Energy Efficiency

Co-ops Urge Water Heater Rule Change

By Cathy Cash | ECT Staff Writer Published: May 14th, 2013

Electric cooperatives are urging the Department of Energy to consider alternatives to a new rule that stands to phase out large-capacity electric storage water heaters that save energy and money for co-op members in demand response programs.

Electric co-ops urge DOE to consider alternatives to a new rule that stands to phase out large electric storage water heaters.(Photo By: Marathon Water Heaters)

Electric co-ops urge DOE to consider alternatives to a new rule that stands to phase out large electric storage water heaters.(Photo By: Marathon Water Heaters)

“Fairfield Electric Cooperative’s members have benefited from the cooperative’s demand management program with the reduction in millions of dollars in wholesale power costs,” William Hart, CEO of the Blythewood, S.C., co-op told the department in comments sent April 29. “In order to continue these savings and build the program, the availability of large capacity water heaters is essential.”

The department is offering a one-year waiver from the 2010 water heater efficiency standards that take effect in 2015. In comments to DOE, however, co-ops said the waiver would not protect the role the water heaters play in load management.

“If left unaltered and without a workable waiver process, the 2010 standard will put an end to water heaters being used in the demand response programs of many of our members,” Troy Bredenkamp, general manager of the Nebraska Rural Electric Association, said in comments to DOE.

DOE should develop a new classification for electric storage water heaters with tank capacity of more than 55 gallons, or adopt a waiver of at least five years from the final water heater standard, NREA and other co-ops told the department.

“Our association is very disappointed that DOE is proposing a waiver process for only one year at a time,” Bredenkamp said in comments to the department submitted on behalf of NREA’s 34 rural public power districts and electric co-ops. “We are further disappointed that DOE has yet to fully consider alternatives to the 2010 standard as proposed by the National Rural Electric Cooperative Association regarding this program.”

NRECA recommended that DOE create a separate appliance category for large “grid-enabled” electric storage water heaters, or adopt a waiver for at least five years with a three-year notice for any modifications or elimination of the waiver.

In submitting the comments, NRECA joined with the American Public Power Association, the Edison Electric Institute, PJM Interconnection and Steffes Corp. of Dickinson, N.D., which makes grid-interactive thermal storage technology for water heaters.

“Only a simple, long-term waiver can give the electric utility industry the certainty it needs to continue to invest in [demand response] and [electric thermal storage] and the manufacturing community the certainty it needs to continue to produce the water heaters needed for those successful programs,” NRECA and the industry groups said in their comments.

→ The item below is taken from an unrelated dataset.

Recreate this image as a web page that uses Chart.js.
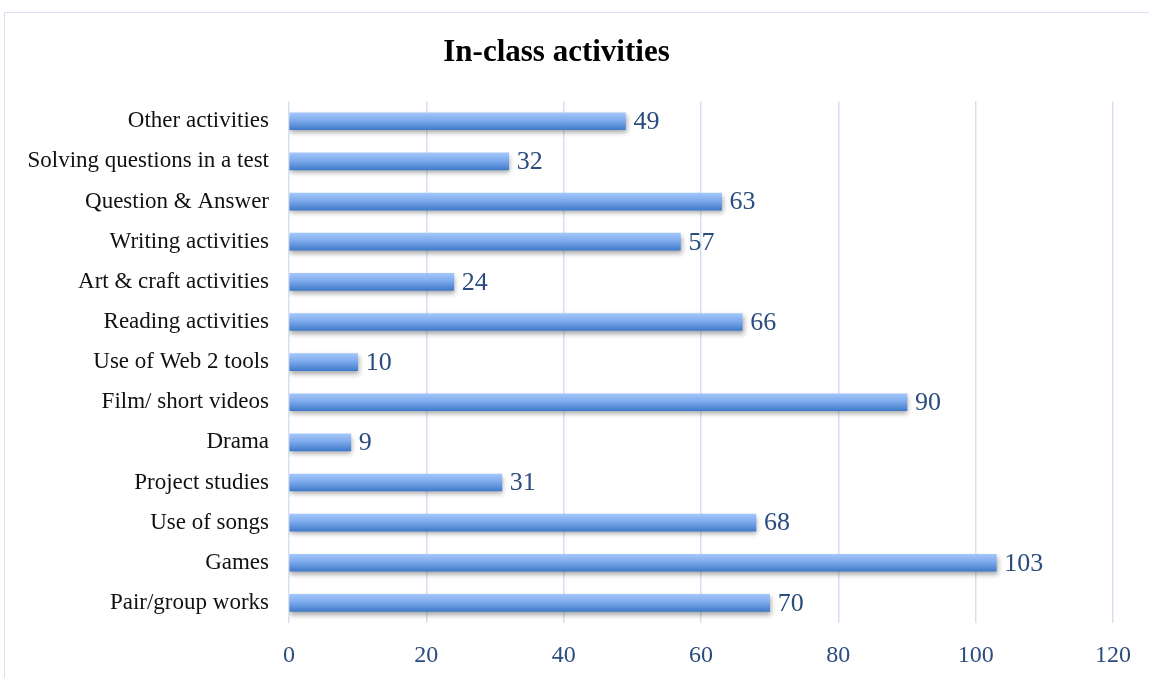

EarthJustice, the Sierra Club and the Natural Resources Defense Council are pressuring DOE to rethink its offer of any waiver for the water heaters.

James Hathaway, general manager and CEO of Dunn Energy Cooperative in Menomonie, Wis., however, told DOE that circumventing the large water heater standard through the waiver is unlikely.

“The high price of the larger water heaters is already sufficient to discourage consumers from buying them if they do not have a utility rebate or utility rate incentive available,” Hathaway said.

More than 2,000 members participate in Dunn Energy’s storage program by allowing their large water heaters to be turned off during periods of peak power demand.

“Our experience over 30 years has taught us that water heaters larger than 55 gallons are needed in order to prevent member-consumers from running out of hot water during control periods,” Hathaway said.